2. The CEDS is a good option for providing emission data outside mainland China because of its better modeling performance (O₃ and NO₂ NMB < 10 %) compared to CAMS and HTAP. Due to its moderately long lifetime, ozone can be transported from regions outside China (Zheng et al., 2021b; Qu et al., 2024). We found that the modeled ozone mixing ratios for three harmonized inventories differ from observations by 2 to 6 ppbv on spatial average. Thus, the selection of inventories for the surrounding regions of China is also imperative for ozone simulations in China. The applicability of the MOSAIC emission inventory product needs to be validated based on comparisons between observations and CTM results driven by MOSAIC emissions.

3. Ozone precursor emissions from sectors initially omitted from the national inventory may be significant, such as NO_x emissions from ships (∼ 1 Tg yr⁻¹) and CO emissions from waste (∼ 5 Tg yr⁻¹). The omission of these emissions may lead to inconsistencies in the results of ozone simulations and overlook their potential role in ozone control.

4. Additional measures are needed to curb the increase in NMVOC emissions, despite effective reductions in NO_x (−0.9 Tg yr⁻¹) and CO emissions (−7 Tg yr⁻¹) over the past 10 years. In particular, the reduction of key species and sources of NMVOC emissions, such as m/p-xylene and toluene from solvents and ethene from diesel vehicles, will be effective in reducing ozone in China due to the larger OFP of these species. Further research is needed to support the formulation of effective strategies for future ozone control in China.

In a follow-up study, we will evaluate CINEI’s representation of NO_x-VOC photochemistry in CTM models and compare the results with observational data. We also plan to incorporate additional observational and modeling approaches to develop an updated version of the CINEI emissions dataset.

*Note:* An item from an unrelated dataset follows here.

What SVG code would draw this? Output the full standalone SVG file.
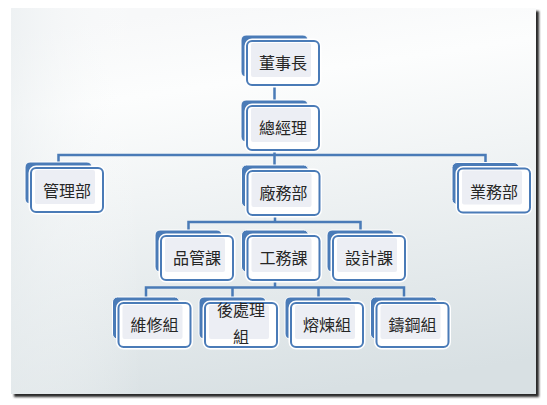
<svg xmlns="http://www.w3.org/2000/svg" xmlns:xlink="http://www.w3.org/1999/xlink" width="547" height="405" viewBox="0 0 547 405">
<defs>
  <linearGradient id="bg" x1="0.35" y1="0" x2="0.55" y2="1">
    <stop offset="0" stop-color="#f7f8f9"/>
    <stop offset="0.2" stop-color="#fcfdfd"/>
    <stop offset="1" stop-color="#d8e0e3"/>
  </linearGradient>
  <linearGradient id="bgl" x1="0" y1="0" x2="1" y2="0">
    <stop offset="0" stop-color="#e8edef" stop-opacity="0.6"/>
    <stop offset="0.25" stop-color="#ffffff" stop-opacity="0"/>
  </linearGradient>
  <filter id="sh" x="-5%" y="-5%" width="110%" height="110%">
    <feGaussianBlur stdDeviation="1.3"/>
  </filter>
  <g id="box">
    <rect x="0" y="0" width="67" height="42" rx="5" fill="#4a7bb7" stroke="#ffffff" stroke-width="1"/>
    <rect x="6" y="6" width="72" height="44" rx="5" fill="none" stroke="#ffffff" stroke-width="5"/>
    <rect x="6" y="6" width="72" height="44" rx="5" fill="#ffffff" stroke="#4a7bb7" stroke-width="2"/>
    <rect x="10" y="8" width="60" height="34" rx="2" fill="#eceef4"/>
  </g>
  <style>
    .conn { fill: none; stroke: #4a7bb7; stroke-width: 2.5; }
    .lbl { font-family: "Noto Sans CJK TC", "Noto Sans CJK SC", sans-serif; font-size: 16px; fill: #262626; text-anchor: middle; }
  </style>
</defs>

<rect x="14" y="11" width="525" height="386" fill="#2a2a2a" filter="url(#sh)"/>
<rect x="11" y="8" width="525" height="386" fill="url(#bg)"/>
<rect x="11" y="8" width="525" height="386" fill="url(#bgl)"/>

<g id="connectors">
  <path class="conn" d="M274.5 80 V101"/>
  <path class="conn" d="M274.5 145 V155 M58.5 163 V155 H485.5 V163 M274.5 155 V166"/>
  <path class="conn" d="M275 212 V222 M188.5 231 V222 H360.5 V231"/>
  <path class="conn" d="M275 276 V287.5 M146 298 V287.5 H404 V298 M232.5 287.5 V298 M318.5 287.5 V298"/>
</g>

<g id="n-dongshizhang" transform="translate(241,35)">
  <use xlink:href="#box"/>
  <text class="lbl" x="42" y="34">董事長</text>
</g>
<g id="n-zongjingli" transform="translate(241,100)">
  <use xlink:href="#box"/>
  <text class="lbl" x="42" y="34">總經理</text>
</g>
<g id="n-guanlibu" transform="translate(25,162)">
  <use xlink:href="#box"/>
  <text class="lbl" x="42" y="35">管理部</text>
</g>
<g id="n-changwubu" transform="translate(241.5,165)">
  <use xlink:href="#box"/>
  <text class="lbl" x="42" y="34">廠務部</text>
</g>
<g id="n-yewubu" transform="translate(452,162.5)">
  <use xlink:href="#box"/>
  <text class="lbl" x="42" y="35">業務部</text>
</g>
<g id="n-pinguanke" transform="translate(155,230)">
  <use xlink:href="#box"/>
  <text class="lbl" x="42" y="34">品管課</text>
</g>
<g id="n-gongwuke" transform="translate(241.5,230)">
  <use xlink:href="#box"/>
  <text class="lbl" x="42" y="34">工務課</text>
</g>
<g id="n-shejike" transform="translate(327,230)">
  <use xlink:href="#box"/>
  <text class="lbl" x="42" y="34">設計課</text>
</g>
<g id="n-weixiuzu" transform="translate(112.5,297)">
  <use xlink:href="#box"/>
  <text class="lbl" x="42" y="34">維修組</text>
</g>
<g id="n-houchulizu" transform="translate(199,297)">
  <use xlink:href="#box"/>
  <text class="lbl" x="42" y="19">後處理</text>
  <text class="lbl" x="42" y="46">組</text>
</g>
<g id="n-ronglianzu" transform="translate(285,297)">
  <use xlink:href="#box"/>
  <text class="lbl" x="42" y="34">熔煉組</text>
</g>
<g id="n-zhugangzu" transform="translate(370.5,297)">
  <use xlink:href="#box"/>
  <text class="lbl" x="42" y="34">鑄鋼組</text>
</g>
</svg>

This will help reduce uncertainties in the emission estimates and minimize modeling biases in CTM applications.

1. The ability of CINEI, with updated speciated NMVOC emissions and more sectoral emissions, to better represent total OH loss rates and contributions to ozone formation rates. As ozone mixing ratios do not respond linearly to changes in ozone precursor emissions, the geographical extent of VOC and NO_x restricted areas appears to change with the emission inventories adopted. We discuss the ozone photochemistry regime under different emission scenarios and propose more insightful and strategic emission scenarios.

2. The new version of CINEI will incorporate additional emerging sources, such as new volatile chemical products (VCPs), including the production of personal care products in industry and the use of pesticides in agriculture (Seltzer et al., 2021; Cai et al., 2023). We will use more observational data, such as from TROPOMI and in-situ measurements, to constrain the total emissions for ozone precursors and NMVOC speciation.